Posted by Ammon on August 31, 2015

I have recently wondered what it is about human nature that makes us want to point out the faults and mess ups of others – especially those who others regard with respect.  It’s almost as if there is an assumption that anybody who has achieved some level of respectis expected to be perfect.  News flash: Nobody is perfect!  The reason these people have respect is because in some area, they have overcome destructive tendencies and have accomplished something which people find impressive, not because they don’t have anything which could be “worthy” of disrespect.  This line of thought was inspired by two groups of people:

  1. Self-proclaimed skeptic atheists who seem to think it important to “discredit” public figures who have acquired some level of respect.
  2. Religious people who disbelieve something I believe, and think that even though we agree on what I believe is most important, seem to think that the differences in what we believe, which I see mostly as semantically different interpretation of religious text, are of primary importance.

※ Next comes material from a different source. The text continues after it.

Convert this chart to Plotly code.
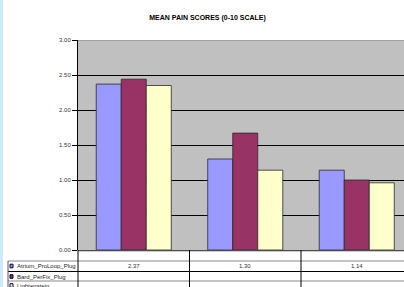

As I sat reviewing in my mind a recent encounter with a couple of men which could be included in the second group, and then this morning as I recently briefly glanced at an article where they criticize Gandhi as a “racist” and Mother Teresa as a “religious zealot”, or the first group – the irony of my sitting in judgement on them struck me.  When I criticize them, even if I keep the criticism within my own mind and don’t share it with other people (and it is rarely kept within my own mind), how am I any different?  This also lead me to think about how often I find fault, rather than choose to find something I can affirm and edify in others.  I felt convicted.  This is something I want to change in myself.

So what is it about criticising those we disagree with that seems so irresistible?  I am not personally acquainted with anybody that never criticises other people, but I am with a few who seem to be gaining success at overcoming this vice.  They tend to be those for whom I have the most respect and I tend to lose respect for those that seem to be skeptical and critical of almost everything.  How many people’s respect have I lost because of my habit of criticism?

Are you also guilty of occasionally succumbing to the habit of criticism?

Do you know somebody who isn’t?

If so, do you find them more, or less influential for good than those who regularly criticize others?

If not, do you feel it is a problem in our society?

To the few who actually read my blog, I’d love to see your answer in the comments below.


One Response to “The irony of identifying criticism”

  1. Jarom said

    There is a difference between criticizing a person and disagreeing with an idea or giving a critique of a point of view, however most people don’t have the capacity to separate the two when in an online discussion. On the other side, if you are able to separate your opinion of a person’s value or character from your opinion of the viewpoints they are expressing, and the person is able to capture that difference, then you are probably doing very well. However, some people are unable to see the difference, and take any disagreement as a personal attack on their character.